The Wilbur W. Mayhew Endowed Chair in Geo-Ecology
It was Wilbur W. Mayhew at UC Riverside, and his colleague Ken Norris at UCLA who, in the 1950’s, were the driving forces behind creation of the Natural Reserve System, thus providing generations of scientists and students vast tracts of unspoiled natural resources for field studies. The EDGE Institute will be led by the recently established Wilbur W. Mayhew Chair in Geo-Ecology to guide the institute in researching the global environmental change and crises the world is facing today. This chair, endowed by an anonymous donor, honors Bill Mayhew’s pioneering work.
Wilbur W. Mayhew, architect of California’s Natural Reserve System
Wilbur Waldo Mayhew, Professor Emeritus of Biology, was born in Yoder, Colorado, on March 17, 1920. His parents moved the family to a ranch in Turlock, California, when he was a year old.

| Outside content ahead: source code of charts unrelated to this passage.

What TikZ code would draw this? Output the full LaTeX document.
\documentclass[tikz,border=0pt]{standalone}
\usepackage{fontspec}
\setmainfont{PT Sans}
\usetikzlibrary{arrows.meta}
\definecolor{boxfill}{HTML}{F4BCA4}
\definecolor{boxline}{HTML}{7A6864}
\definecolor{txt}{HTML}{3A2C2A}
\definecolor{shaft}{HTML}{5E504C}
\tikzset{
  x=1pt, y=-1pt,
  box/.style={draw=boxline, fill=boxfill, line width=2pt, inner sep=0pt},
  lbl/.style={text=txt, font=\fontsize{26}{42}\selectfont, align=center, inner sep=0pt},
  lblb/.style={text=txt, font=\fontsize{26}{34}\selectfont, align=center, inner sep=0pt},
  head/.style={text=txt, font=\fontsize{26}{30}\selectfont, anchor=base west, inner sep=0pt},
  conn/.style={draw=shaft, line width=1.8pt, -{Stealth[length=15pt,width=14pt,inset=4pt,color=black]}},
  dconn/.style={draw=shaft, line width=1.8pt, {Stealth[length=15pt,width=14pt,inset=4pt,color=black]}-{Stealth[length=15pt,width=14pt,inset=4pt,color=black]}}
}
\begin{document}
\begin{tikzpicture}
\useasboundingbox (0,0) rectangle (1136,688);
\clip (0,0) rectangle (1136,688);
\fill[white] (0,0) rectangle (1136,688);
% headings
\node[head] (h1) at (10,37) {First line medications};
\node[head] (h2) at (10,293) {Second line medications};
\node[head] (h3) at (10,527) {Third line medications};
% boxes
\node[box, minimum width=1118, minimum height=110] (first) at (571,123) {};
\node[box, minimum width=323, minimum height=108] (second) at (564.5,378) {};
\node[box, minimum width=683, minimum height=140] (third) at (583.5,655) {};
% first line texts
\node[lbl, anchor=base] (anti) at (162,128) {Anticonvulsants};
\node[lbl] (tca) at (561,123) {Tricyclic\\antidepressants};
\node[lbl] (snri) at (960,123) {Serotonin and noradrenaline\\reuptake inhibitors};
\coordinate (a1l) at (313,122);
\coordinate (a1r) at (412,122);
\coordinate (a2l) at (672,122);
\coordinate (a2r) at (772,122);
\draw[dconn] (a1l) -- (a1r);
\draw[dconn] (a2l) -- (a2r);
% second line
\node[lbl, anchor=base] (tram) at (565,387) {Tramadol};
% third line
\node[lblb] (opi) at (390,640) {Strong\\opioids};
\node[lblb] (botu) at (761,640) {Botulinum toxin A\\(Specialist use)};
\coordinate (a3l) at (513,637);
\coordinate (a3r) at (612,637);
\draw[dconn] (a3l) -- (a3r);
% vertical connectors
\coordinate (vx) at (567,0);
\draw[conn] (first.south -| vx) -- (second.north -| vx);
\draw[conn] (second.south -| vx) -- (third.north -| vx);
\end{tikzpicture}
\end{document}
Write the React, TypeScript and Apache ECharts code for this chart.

As a child he was known as “Bugs” because of his interest in butterflies and ants. “I’ve always been interested in animals,” he said.
Dr. Mayhew received an A.A. in science from Modesto Junior College in 1940, and then joined the Air Force. During World War II, he saw action throughout the world, serving as a gunner in B-17s and B-24s. After being wounded, he returned to the U.S. and trained other gunners. It was this experience, he says, that showed him how much he enjoyed teaching. After the war he enrolled at UC Berkeley, receiving an A.B. in 1948, an M.A. in 1951, and a Ph.D. in 1953, all in zoology.
Dr. Mayhew was hired at the fledgling Riverside campus in the summer of 1954. One of the courses he taught was field biology, and he took his students on field trips, averaging about a thousand miles a semester. “I was trying to teach them the habitats in which animals live and how the animals were able to develop and successfully live in those habitats,” he said. California in the 1950s was booming, and the growth began to affect Dr. Mayhew’s ability to teach. “On these field trips,” he said, “I would go out to various locations [with] the students. The next year I would go out and a house or a subdivision had been built there.” He commiserated with his colleague at UCLA, Ken Norris, who also taught a field course. Together, he said, “we had to have some places where we would be able to go back time and time again.”
In 1958 UCR acquired the first tract of what would become the Natural Reserve System. Boyd Deep Canyon Reserve was the gift of Philip Boyd, the first mayor of the City of Palm Springs; today it comprises 16,873 acres. In 1964 Herman Spieth, then UCR’s provost, bought 160 acres in the Box Springs Mountains for $400. These were among the seven original reserves when, in 1965, the Regents approved Norris’s plan and established the University of California Natural Reserve System.
Dr. Wilbur Mayhew spent the next 25 years tirelessly advocating for the reserves; from 1969 to 1990 he served as director of the UCR-administered tracts. After the dedication of the James Reserve in 1976, Chancellor Ivan Hinderaker wrote to Dr. Mayhew, “A very great deal of what was symbolized in the dedication . . . has flowed, directly or indirectly, from your efforts.” In 1993, four years after his retirement, the residential housing facility at the Boyd Deep Canyon Research Center was named for him. The director of the statewide system, Deborah Elliott-Fisk, wrote, “With Ken Norris and Mildred Mathias [professor of botany at UCLA], you played a lead role in establishing the NRS. You were also the force behind acquisition of many of the reserves for Riverside. In addition, you were a professor who inspired many students to become outstanding, responsible field scientists.”
Bill Mayhew retired from teaching in 1989 and from the Natural Reserve directorship in 1990. He continued to live in Riverside with his wife, Corinne, until he passed away on September 19, 2014. The University of California, Riverside, continues to regard him with gratitude and esteem—as former dean Irwin Sherman wrote—“for his outstanding service to Biology and [to the] students of the next century. . . .He is one of a kind.”